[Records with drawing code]
■ ■ ■ ■ ■ ■ ■
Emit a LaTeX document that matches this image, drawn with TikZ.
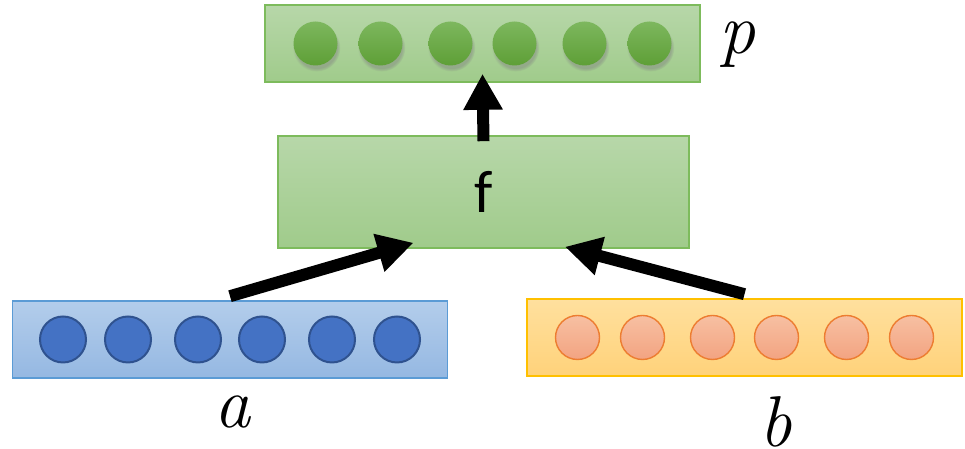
\documentclass[tikz,border=0pt]{standalone}
\usepackage{fontspec}
\newfontfamily\calibri{Carlito}
\usetikzlibrary{arrows.meta,shadows,fadings}

\definecolor{pboxtop}{HTML}{B7D7A9}
\definecolor{pboxbot}{HTML}{A0CB8B}
\definecolor{gline}{HTML}{7DBB5C}
\definecolor{gtop}{HTML}{7DB75E}
\definecolor{gbot}{HTML}{5E9F36}
\definecolor{bboxtop}{HTML}{B3CDEB}
\definecolor{bboxbot}{HTML}{95B8E2}
\definecolor{bline}{HTML}{5B9BD5}
\definecolor{bfill}{HTML}{4472C4}
\definecolor{bdraw}{HTML}{2F528F}
\definecolor{oboxtop}{HTML}{FFE09E}
\definecolor{oboxbot}{HTML}{FFD27A}
\definecolor{oline}{HTML}{FFC000}
\definecolor{otop}{HTML}{F7C0A2}
\definecolor{obot}{HTML}{F3A381}
\definecolor{odraw}{HTML}{ED7D31}

\begin{document}
\begin{tikzpicture}[x=0.5pt,y=0.5pt,
  vecbox/.style={rectangle, minimum width=217.5pt, minimum height=38.5pt, line width=0.8pt, inner sep=0pt},
  unit/.style={circle, minimum size=22pt, inner sep=0pt},
  bigarrow/.style={line width=6pt, -{Triangle[length=18pt,width=18.5pt]}},
  lbl/.style={font=\fontsize{36}{36}\selectfont\itshape, inner sep=5pt}]
  \useasboundingbox (0,0) rectangle (965,449);
  % vectors and the composition box
  \node[vecbox, draw=gline, top color=pboxtop, bottom color=pboxbot] (vp) at (482.5,405.5) {};
  \node[vecbox, draw=gline, top color=pboxtop, bottom color=pboxbot, minimum width=205.5pt, minimum height=56pt, font=\calibri\fontsize{30}{30}\selectfont] (vf) at (483.5,257) {f};
  \node[vecbox, draw=bline, top color=bboxtop, bottom color=bboxbot] (va) at (230,109.5) {};
  \node[vecbox, draw=oline, top color=oboxtop, bottom color=oboxbot] (vb) at (744.5,111.5) {};
  % units of each vector
  \foreach \dx [count=\i] in {-167,-102,-32,32,102,167} {
    \node[unit, top color=gtop, bottom color=gbot, circular drop shadow={shadow xshift=0.5pt, shadow yshift=-2pt, shadow scale=1.08, opacity=0.45}] (p\i) at ([xshift=\dx*0.5pt]vp.center) {};
    \node[unit, draw=bdraw, line width=1pt, fill=bfill, minimum size=23pt] (a\i) at ([xshift=\dx*0.5pt]va.center) {};
    \node[unit, draw=odraw, line width=0.7pt, top color=otop, bottom color=obot] (b\i) at ([xshift=\dx*0.5pt]vb.center) {};
  }
  % arrows
  \draw[bigarrow] ([yshift=-3pt]vf.north) -- ([yshift=4.5pt]vp.south);
  \draw[bigarrow] ([yshift=2pt]va.north) -- ([xshift=-35pt,yshift=3pt]vf.south);
  \draw[bigarrow] ([yshift=2pt]vb.north) -- ([xshift=40.75pt,yshift=1pt]vf.south);
  % labels
  \node[lbl] (lp) at (737,404) {p};
  \node[lbl] (la) at (232,37) {a};
  \node[lbl] (lb) at (776,27) {b};
\end{tikzpicture}
\end{document}
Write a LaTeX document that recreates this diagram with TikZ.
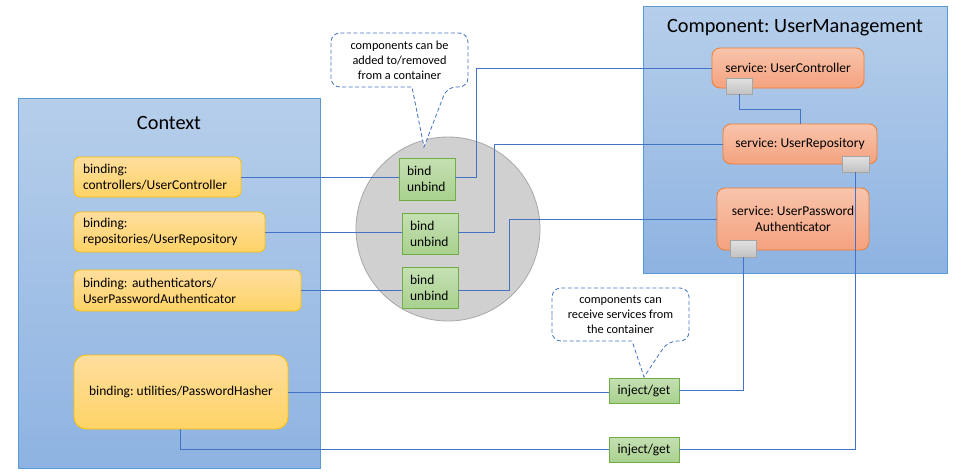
\documentclass[tikz,border=0pt]{standalone}
\usepackage{fontspec}
\setmainfont{Carlito}
\usetikzlibrary{calc}
\pgfdeclarelayer{bg}
\pgfsetlayers{bg,main}

\definecolor{contline}{HTML}{5B9BD5}
\definecolor{conttop}{HTML}{B6CEEA}
\definecolor{contbot}{HTML}{8EB3E2}
\definecolor{bindline}{HTML}{FFC000}
\definecolor{bindtop}{HTML}{FEDE9E}
\definecolor{bindbot}{HTML}{FFD366}
\definecolor{servline}{HTML}{ED7D31}
\definecolor{servtop}{HTML}{F8C4AC}
\definecolor{servbot}{HTML}{F4A27E}
\definecolor{grnline}{HTML}{70AD47}
\definecolor{grntop}{HTML}{C5E0B4}
\definecolor{grnbot}{HTML}{A9D18E}
\definecolor{portline}{HTML}{A5A5A5}
\definecolor{porttop}{HTML}{E2E2E2}
\definecolor{portbot}{HTML}{C2C2C2}
\definecolor{wire}{HTML}{4472C4}
\definecolor{poolfill}{HTML}{D0D0D0}
\definecolor{poolline}{HTML}{A8A8A8}

\tikzset{
  basefont/.style={font=\fontsize{13.5}{16}\selectfont\frenchspacing},
  container/.style={draw=contline, line width=0.8pt, top color=conttop, bottom color=contbot, inner sep=0pt},
  title/.style={font=\fontsize{20.3}{24}\selectfont\frenchspacing},
  bindingbox/.style={basefont, draw=bindline, line width=0.8pt, top color=bindtop, bottom color=bindbot,
    rounded corners=6pt, inner xsep=9pt, inner ysep=0pt, align=left},
  servicebox/.style={basefont, draw=servline, line width=0.8pt, top color=servtop, bottom color=servbot,
    rounded corners=8pt, inner sep=0pt, align=center},
  opbox/.style={basefont, draw=grnline, line width=0.8pt, top color=grntop, bottom color=grnbot,
    inner sep=0pt, align=left},
  portbox/.style={draw=portline, line width=0.8pt, top color=porttop, bottom color=portbot, inner sep=0pt},
  wireline/.style={draw=wire, line width=0.9pt},
  noteshape/.style={draw=wire, line width=0.8pt, dash pattern=on 4pt off 2.5pt, fill=white},
  notetext/.style={font=\fontsize{12.3}{15}\selectfont, align=center, inner sep=0pt},
}

\begin{document}
\begin{tikzpicture}[x=1pt, y=-1pt]
\useasboundingbox (0,0) rectangle (966,471);

% ---- containers ----
\begin{pgfonlayer}{bg}
  \node[container, minimum width=302pt, minimum height=370pt] (ctx) at (169,283) {};
  \node[container, minimum width=304pt, minimum height=267pt] (comp) at (795,139.5) {};
  \node[draw=poolline, fill=poolfill, line width=0.8pt, circle, minimum size=184pt, inner sep=0pt] (pool) at (448,229) {};
\end{pgfonlayer}

\node[title] (ctxtitle) at (169,123) {Context};
\node[title] (comptitle) at (795,28) {Component: UserManagement};

% ---- bindings in the context ----
\node[bindingbox, text width=149pt, minimum height=40pt] (b1) at (157.5,177) {binding:\\controllers/UserController};
\node[bindingbox, text width=173pt, minimum height=40pt] (b2) at (169.5,232) {binding:\\repositories/UserRepository};
\node[bindingbox, text width=209pt, minimum height=41pt] (b3) at (187.5,290.5) {binding: authenticators/\\UserPasswordAuthenticator};
\node[bindingbox, rounded corners=12pt, align=center, inner xsep=0pt, minimum width=214pt, minimum height=74pt] (b4) at (181,392) {binding: utilities/PasswordHasher};

% ---- container operations ----
\node[opbox, minimum width=56pt, minimum height=42pt, text width=40pt] (op1) at (427,179) {bind\\unbind};
\node[opbox, minimum width=56pt, minimum height=41pt, text width=40pt] (op2) at (430,233.5) {bind\\unbind};
\node[opbox, minimum width=56pt, minimum height=41pt, text width=40pt] (op3) at (430,287.5) {bind\\unbind};
\node[opbox, align=center, minimum width=70pt, minimum height=25pt] (inj1) at (644,390.5) {inject/get};
\node[opbox, align=center, minimum width=70pt, minimum height=25pt] (inj2) at (644,449.5) {inject/get};

% ---- services of the component ----
\node[servicebox, minimum width=152pt, minimum height=40pt] (uc) at (788,68) {service: UserController};
\node[servicebox, minimum width=154pt, minimum height=40pt] (ur) at (800,144) {service: UserRepository};
\node[servicebox, minimum width=152pt, minimum height=62pt] (ua) at (793,219) {service: UserPassword\\Authenticator};

\node[portbox, minimum width=26pt, minimum height=16pt] (ucport) at (739,86) {};
\node[portbox, minimum width=27pt, minimum height=16pt] (urport) at (855.5,164) {};
\node[portbox, minimum width=26pt, minimum height=17pt] (uaport) at (743,248.5) {};

% ---- wiring ----
\draw[wireline] (b1.east) -- (b1.east -| op1.west);
\draw[wireline] (b2.east) -- (b2.east -| op2.west);
\draw[wireline] (b3.east) -- (b3.east -| op3.west);
\draw[wireline] (op1.east |- b1.east) -- ++(21,0) |- (uc.west);
\draw[wireline] (op2.east |- b2.east) -- ++(36,0) |- (ur.west);
\draw[wireline] (op3.east |- b3.east) -- ++(51,0) |- (ua.west);
\draw[wireline] (ucport.south) -- ++(0,15) -| (ur.north);
\draw[wireline] (b4.east) -- (b4.east -| inj1.west);
\draw[wireline] (inj1.east) -| (uaport.south);
\draw[wireline] (b4.south -| 180,0) |- (inj2.west);
\draw[wireline] (inj2.east) -| (urport.south);

% ---- notes ----
\coordinate (tipa) at (424,147);
\draw[noteshape] (331,60) [rounded corners=9pt] -- (331,33) -- (468,33) -- (468,87) -- (447,87)
  [sharp corners] -- (tipa) -- (412,87) -- (405,87) [rounded corners=9pt] -- (331,87) -- (331,60);
\node[notetext] (notea) at (399.5,60) {components can be\\added to/removed\\from a container};

\coordinate (tipb) at (644,377);
\draw[noteshape] (552,315) [rounded corners=9pt] -- (552,288) -- (689,288) -- (689,341) -- (668,341)
  [sharp corners] -- (tipb) -- (632,341) -- (625,341) [rounded corners=9pt] -- (552,341) -- (552,315);
\node[notetext] (noteb) at (620.5,315) {components can\\receive services from\\the container};
\end{tikzpicture}
\end{document}
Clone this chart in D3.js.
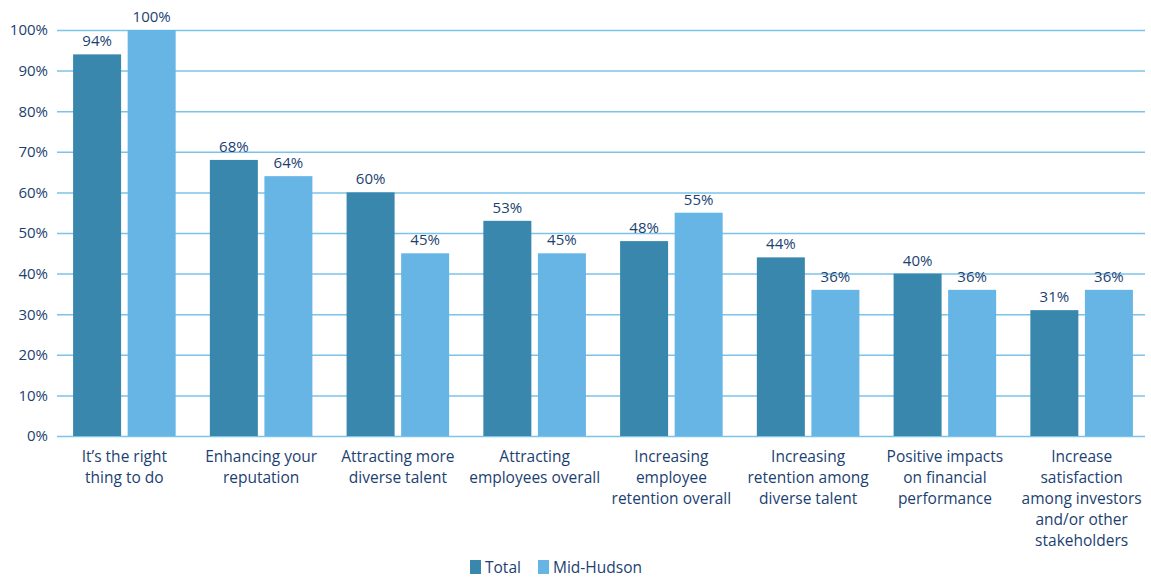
<!DOCTYPE html>
<html>
<head>
<meta charset="utf-8">
<script src="https://cdn.jsdelivr.net/npm/d3@7"></script>
<style>
  body { margin: 0; background: #fff; }
  text { font-family: "Open Sans", "Noto Sans", sans-serif; fill: #1c3f72; }
</style>
</head>
<body>
<script>
// chart data
var categories = [
  ["It\u2019s the right", "thing to do"],
  ["Enhancing your", "reputation"],
  ["Attracting more", "diverse talent"],
  ["Attracting", "employees overall"],
  ["Increasing", "employee", "retention overall"],
  ["Increasing", "retention among", "diverse talent"],
  ["Positive impacts", "on financial", "performance"],
  ["Increase", "satisfaction", "among investors", "and/or other", "stakeholders"]
];
var seriesNames = ["Total", "Mid-Hudson"];
var totalValues = [94, 68, 60, 53, 48, 44, 40, 31];
var midHudsonValues = [100, 64, 45, 45, 55, 36, 36, 36];
var yTicks = [0, 10, 20, 30, 40, 50, 60, 70, 80, 90, 100];

var width = 1151;
var height = 578;
var colors = ["#3a87ad", "#66b5e4"];

var svg = d3.select("body").append("svg")
            .attr("width", width)
            .attr("height", height);

var x0 = d3.scaleBand()
           .domain(d3.range(categories.length))
           .range([56, 1150])
           .paddingInner(0.25)
           .paddingOuter(0.125);
var x1 = d3.scaleBand()
           .domain(seriesNames)
           .range([0, x0.bandwidth()])
           .paddingInner(0.12);
var y = d3.scaleLinear()
          .domain([0, 100])
          .range([436, 30]);

// gridlines + y labels
var yAxis = d3.axisLeft(y)
              .tickValues(yTicks)
              .tickSize(-(1145 - 57))
              .tickPadding(10)
              .tickFormat(function(d) { return d + "%"; });
var yg = svg.append("g")
            .attr("transform", "translate(57,0)")
            .call(yAxis);
yg.select(".domain").remove();
yg.selectAll(".tick line").attr("stroke", "#7cc3ea").attr("stroke-width", 1.5);
yg.selectAll(".tick text")
  .attr("x", -9)
  .style("font-size", "15px")
  .style("fill", "#1c3f72");

// bars
var rows = categories.map(function(c, i) {
  return { i: i, vals: [{ s: seriesNames[0], v: totalValues[i] }, { s: seriesNames[1], v: midHudsonValues[i] }] };
});

var groups = svg.selectAll("g.grp")
                .data(rows)
                .enter().append("g")
                .attr("class", "grp")
                .attr("transform", function(d) { return "translate(" + x0(d.i) + ",0)"; });

groups.selectAll("rect")
      .data(function(d) { return d.vals; })
      .enter().append("rect")
      .attr("x", function(d) { return x1(d.s); })
      .attr("y", function(d) { return y(d.v); })
      .attr("width", x1.bandwidth())
      .attr("height", function(d) { return y(0) - y(d.v); })
      .attr("fill", function(d, i) { return colors[i]; });

groups.selectAll("text.val")
      .data(function(d) { return d.vals; })
      .enter().append("text")
      .attr("class", "val")
      .attr("x", function(d) { return x1(d.s) + x1.bandwidth() / 2; })
      .attr("y", function(d) { return y(d.v) - 8; })
      .attr("text-anchor", "middle")
      .style("font-size", "15px")
      .text(function(d) { return d.v + "%"; });

// category labels
var labels = svg.selectAll("text.cat")
                .data(categories)
                .enter().append("text")
                .attr("class", "cat")
                .attr("text-anchor", "middle")
                .style("font-size", "15.5px")
                .attr("transform", function(d, i) { return "translate(" + (x0(i) + x0.bandwidth() / 2) + ",462)"; });
labels.selectAll("tspan")
      .data(function(d) { return d; })
      .enter().append("tspan")
      .attr("x", 0)
      .attr("y", function(d, i) { return i * 21; })
      .text(function(d) { return d; });

// legend
var legendX = [470, 538];
var legend = svg.selectAll("g.legend")
                .data(seriesNames)
                .enter().append("g")
                .attr("class", "legend")
                .attr("transform", function(d, i) { return "translate(" + legendX[i] + ",560)"; });
legend.append("rect")
      .attr("width", 11)
      .attr("height", 14)
      .attr("fill", function(d, i) { return colors[i]; });
legend.append("text")
      .attr("x", 15)
      .attr("y", 13)
      .style("font-size", "15.5px")
      .text(function(d) { return d; });
</script>
</body>
</html>
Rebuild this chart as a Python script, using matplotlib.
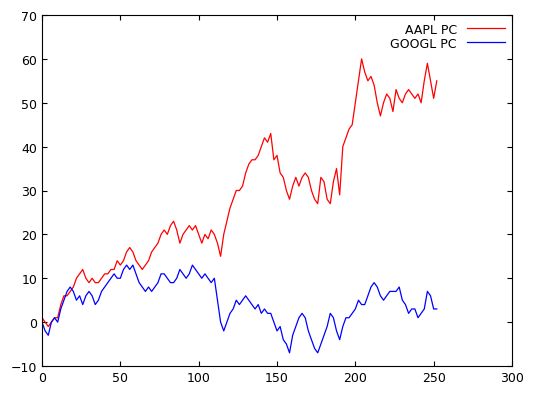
■ ■ ■ ■ ■ ■ ■
Copy each line of the preceding data that contains the string "LaTeX".

ANSWER TO THIS TASK:
Emit a LaTeX document that matches this image, drawn with TikZ.
Write a LaTeX document that recreates this diagram with TikZ.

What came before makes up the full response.